**What is required**
Stop at the line containing "whisker_high = [0.150, 0.265, 0.069, 0.054]": write out every line from the beginning of the entries up to and including it, minus the pictures.
____ Extracted entries
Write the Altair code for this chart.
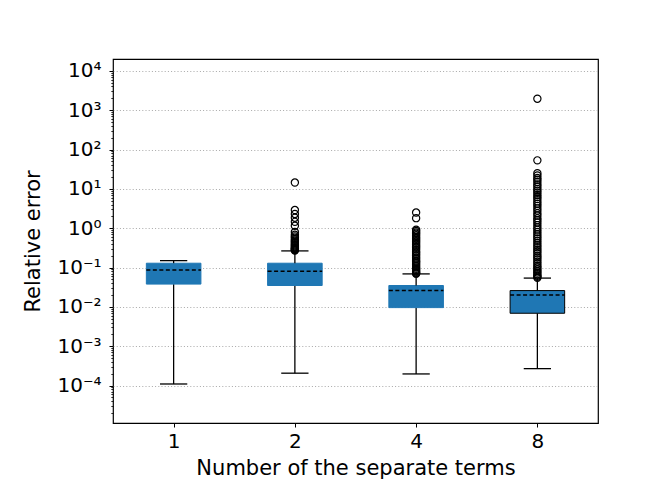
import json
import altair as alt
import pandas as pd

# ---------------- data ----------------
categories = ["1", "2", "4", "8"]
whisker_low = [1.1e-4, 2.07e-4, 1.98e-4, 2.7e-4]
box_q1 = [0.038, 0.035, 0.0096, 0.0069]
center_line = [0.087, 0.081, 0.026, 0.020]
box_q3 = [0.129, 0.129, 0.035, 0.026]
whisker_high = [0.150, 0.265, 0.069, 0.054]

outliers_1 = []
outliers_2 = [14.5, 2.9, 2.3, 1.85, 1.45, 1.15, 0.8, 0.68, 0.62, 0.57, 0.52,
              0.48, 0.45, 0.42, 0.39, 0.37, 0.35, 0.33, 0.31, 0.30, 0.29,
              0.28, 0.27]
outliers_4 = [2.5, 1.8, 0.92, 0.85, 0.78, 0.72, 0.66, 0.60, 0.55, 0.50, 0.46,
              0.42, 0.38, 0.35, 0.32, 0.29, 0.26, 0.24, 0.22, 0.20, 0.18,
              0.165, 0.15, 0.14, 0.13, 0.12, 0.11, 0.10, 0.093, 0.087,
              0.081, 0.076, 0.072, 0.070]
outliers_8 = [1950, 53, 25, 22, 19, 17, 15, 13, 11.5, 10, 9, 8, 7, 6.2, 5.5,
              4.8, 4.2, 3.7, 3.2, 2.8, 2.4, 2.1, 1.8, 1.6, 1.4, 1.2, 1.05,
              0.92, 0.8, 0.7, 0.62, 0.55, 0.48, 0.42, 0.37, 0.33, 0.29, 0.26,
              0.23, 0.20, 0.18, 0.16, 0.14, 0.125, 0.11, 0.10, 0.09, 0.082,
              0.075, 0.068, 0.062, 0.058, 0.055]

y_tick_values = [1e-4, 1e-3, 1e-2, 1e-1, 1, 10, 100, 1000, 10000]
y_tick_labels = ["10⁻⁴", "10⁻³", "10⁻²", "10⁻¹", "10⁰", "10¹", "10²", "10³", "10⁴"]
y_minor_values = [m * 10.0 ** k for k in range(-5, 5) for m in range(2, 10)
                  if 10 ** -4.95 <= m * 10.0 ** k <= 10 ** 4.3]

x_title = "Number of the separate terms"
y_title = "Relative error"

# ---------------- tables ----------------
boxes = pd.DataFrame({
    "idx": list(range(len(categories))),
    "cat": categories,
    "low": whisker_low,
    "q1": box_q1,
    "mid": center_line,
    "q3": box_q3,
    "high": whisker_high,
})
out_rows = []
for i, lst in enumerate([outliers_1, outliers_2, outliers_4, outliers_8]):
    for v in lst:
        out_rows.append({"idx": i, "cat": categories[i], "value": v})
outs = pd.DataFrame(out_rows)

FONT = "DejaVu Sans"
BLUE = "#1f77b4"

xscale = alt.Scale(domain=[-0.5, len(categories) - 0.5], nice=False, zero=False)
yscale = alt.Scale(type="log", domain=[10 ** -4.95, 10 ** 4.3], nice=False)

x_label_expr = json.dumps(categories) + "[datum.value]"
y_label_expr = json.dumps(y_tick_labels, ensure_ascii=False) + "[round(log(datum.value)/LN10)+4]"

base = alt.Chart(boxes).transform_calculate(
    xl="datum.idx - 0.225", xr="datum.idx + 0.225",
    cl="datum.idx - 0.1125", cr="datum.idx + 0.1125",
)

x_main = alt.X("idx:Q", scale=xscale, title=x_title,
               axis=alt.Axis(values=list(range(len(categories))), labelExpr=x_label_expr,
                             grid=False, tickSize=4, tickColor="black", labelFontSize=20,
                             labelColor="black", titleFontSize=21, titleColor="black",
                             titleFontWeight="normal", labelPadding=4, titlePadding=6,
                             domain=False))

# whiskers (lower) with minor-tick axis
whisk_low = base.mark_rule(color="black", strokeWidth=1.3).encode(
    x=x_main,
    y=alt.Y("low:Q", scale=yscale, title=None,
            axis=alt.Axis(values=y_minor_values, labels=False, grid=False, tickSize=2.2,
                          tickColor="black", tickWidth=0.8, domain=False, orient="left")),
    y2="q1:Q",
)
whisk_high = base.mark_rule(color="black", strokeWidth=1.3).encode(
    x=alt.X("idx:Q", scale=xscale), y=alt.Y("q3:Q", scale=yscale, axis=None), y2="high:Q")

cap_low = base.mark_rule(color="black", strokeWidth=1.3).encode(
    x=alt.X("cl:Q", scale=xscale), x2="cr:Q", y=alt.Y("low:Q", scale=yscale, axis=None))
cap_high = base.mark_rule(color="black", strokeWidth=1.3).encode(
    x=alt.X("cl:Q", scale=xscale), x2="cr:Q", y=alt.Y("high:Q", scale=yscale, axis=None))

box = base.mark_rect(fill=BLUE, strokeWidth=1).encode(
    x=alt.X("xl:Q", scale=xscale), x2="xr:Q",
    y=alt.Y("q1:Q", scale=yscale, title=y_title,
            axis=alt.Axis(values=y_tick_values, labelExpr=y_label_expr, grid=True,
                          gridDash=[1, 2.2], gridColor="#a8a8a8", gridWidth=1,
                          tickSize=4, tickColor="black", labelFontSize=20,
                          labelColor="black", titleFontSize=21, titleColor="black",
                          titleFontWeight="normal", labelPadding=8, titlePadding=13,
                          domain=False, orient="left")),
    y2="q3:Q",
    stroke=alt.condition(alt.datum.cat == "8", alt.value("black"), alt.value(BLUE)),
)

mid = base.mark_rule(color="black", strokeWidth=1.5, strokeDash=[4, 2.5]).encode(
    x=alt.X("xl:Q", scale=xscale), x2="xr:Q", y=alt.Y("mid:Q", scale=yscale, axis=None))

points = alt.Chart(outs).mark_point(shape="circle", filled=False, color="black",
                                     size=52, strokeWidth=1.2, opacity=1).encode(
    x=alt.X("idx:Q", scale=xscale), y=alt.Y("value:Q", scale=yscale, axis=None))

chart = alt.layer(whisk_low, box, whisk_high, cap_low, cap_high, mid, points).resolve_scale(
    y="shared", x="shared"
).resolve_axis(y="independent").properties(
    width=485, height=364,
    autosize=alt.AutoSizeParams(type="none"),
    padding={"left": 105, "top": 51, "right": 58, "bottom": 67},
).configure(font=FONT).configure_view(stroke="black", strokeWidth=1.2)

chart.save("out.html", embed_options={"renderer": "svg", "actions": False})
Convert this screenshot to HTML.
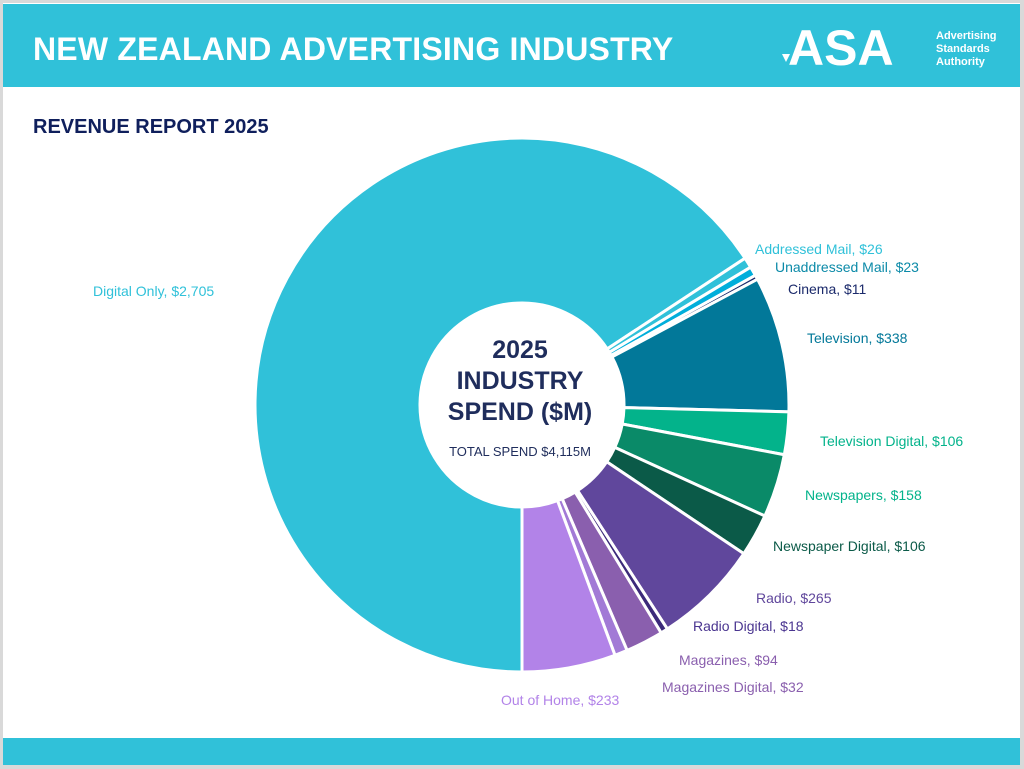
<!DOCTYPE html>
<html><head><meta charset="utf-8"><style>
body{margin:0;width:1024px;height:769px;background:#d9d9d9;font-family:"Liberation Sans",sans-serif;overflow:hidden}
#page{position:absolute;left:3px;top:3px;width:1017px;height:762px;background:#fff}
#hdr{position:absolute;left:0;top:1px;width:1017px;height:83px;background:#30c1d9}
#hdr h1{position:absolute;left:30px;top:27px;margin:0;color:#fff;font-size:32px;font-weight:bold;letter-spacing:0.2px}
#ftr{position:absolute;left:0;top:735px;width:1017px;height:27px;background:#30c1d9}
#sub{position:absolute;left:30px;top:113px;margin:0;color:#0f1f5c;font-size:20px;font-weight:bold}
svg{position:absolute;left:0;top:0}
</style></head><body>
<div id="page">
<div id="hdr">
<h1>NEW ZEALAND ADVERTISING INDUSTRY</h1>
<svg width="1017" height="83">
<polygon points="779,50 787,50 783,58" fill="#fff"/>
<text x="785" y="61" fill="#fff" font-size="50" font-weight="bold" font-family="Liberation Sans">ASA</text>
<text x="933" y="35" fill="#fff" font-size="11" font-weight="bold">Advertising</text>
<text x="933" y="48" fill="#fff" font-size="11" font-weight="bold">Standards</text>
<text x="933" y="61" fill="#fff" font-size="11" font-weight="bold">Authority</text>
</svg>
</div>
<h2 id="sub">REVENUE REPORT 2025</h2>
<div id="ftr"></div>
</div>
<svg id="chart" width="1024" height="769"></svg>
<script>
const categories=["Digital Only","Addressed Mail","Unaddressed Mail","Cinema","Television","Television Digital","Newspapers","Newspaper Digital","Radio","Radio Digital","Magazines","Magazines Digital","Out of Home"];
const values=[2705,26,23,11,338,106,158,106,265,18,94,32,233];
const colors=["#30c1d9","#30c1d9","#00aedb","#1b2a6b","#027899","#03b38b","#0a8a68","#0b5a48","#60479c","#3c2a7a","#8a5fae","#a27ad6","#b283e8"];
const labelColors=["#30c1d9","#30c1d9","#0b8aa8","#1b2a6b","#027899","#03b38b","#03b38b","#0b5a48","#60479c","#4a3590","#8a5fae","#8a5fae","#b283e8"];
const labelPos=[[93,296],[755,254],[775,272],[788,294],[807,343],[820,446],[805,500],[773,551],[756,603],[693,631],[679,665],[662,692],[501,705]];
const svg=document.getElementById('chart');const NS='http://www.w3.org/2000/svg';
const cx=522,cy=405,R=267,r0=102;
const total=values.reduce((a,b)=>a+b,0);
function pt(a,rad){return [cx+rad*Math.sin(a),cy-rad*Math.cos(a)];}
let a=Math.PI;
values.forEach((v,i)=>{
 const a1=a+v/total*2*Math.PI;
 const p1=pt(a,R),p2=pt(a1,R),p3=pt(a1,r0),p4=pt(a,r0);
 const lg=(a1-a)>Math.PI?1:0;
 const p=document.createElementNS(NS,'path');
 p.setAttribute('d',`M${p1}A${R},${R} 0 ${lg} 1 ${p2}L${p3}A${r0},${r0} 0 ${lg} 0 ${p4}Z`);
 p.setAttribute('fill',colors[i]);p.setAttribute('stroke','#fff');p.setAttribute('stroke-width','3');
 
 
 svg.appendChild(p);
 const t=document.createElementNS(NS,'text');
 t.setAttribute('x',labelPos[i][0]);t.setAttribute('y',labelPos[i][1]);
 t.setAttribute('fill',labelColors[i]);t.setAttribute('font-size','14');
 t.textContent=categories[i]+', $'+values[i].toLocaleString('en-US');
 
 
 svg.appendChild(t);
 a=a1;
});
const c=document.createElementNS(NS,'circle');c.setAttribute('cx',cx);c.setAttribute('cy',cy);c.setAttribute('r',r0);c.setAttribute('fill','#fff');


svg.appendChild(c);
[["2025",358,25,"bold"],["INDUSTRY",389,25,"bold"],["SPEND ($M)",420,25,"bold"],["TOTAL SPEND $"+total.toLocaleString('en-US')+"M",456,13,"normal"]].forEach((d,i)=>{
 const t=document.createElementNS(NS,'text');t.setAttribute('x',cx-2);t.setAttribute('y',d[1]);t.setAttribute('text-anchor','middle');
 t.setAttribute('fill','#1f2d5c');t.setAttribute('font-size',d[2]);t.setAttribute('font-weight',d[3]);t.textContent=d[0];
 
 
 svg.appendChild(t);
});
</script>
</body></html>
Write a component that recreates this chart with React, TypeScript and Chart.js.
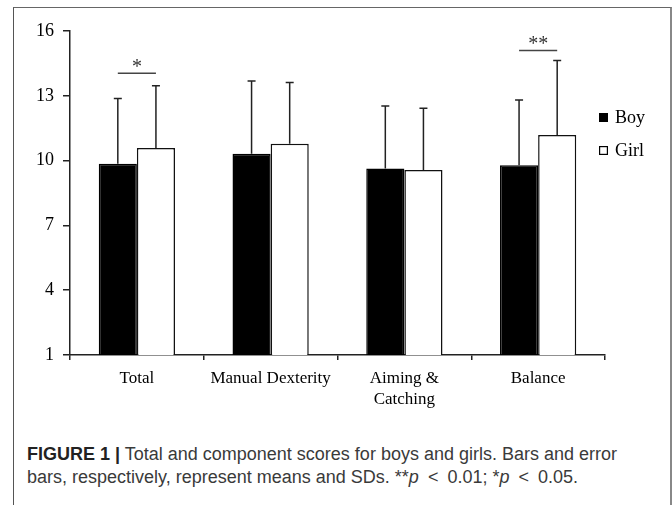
________
**Response below**
Write the Altair code for this chart.
import json
import altair as alt
import pandas as pd

# ---------------- data ----------------
categories = ["1", "2", "4", "8"]
whisker_low = [1.1e-4, 2.07e-4, 1.98e-4, 2.7e-4]
box_q1 = [0.038, 0.035, 0.0096, 0.0069]
center_line = [0.087, 0.081, 0.026, 0.020]
box_q3 = [0.129, 0.129, 0.035, 0.026]
whisker_high = [0.150, 0.265, 0.069, 0.054]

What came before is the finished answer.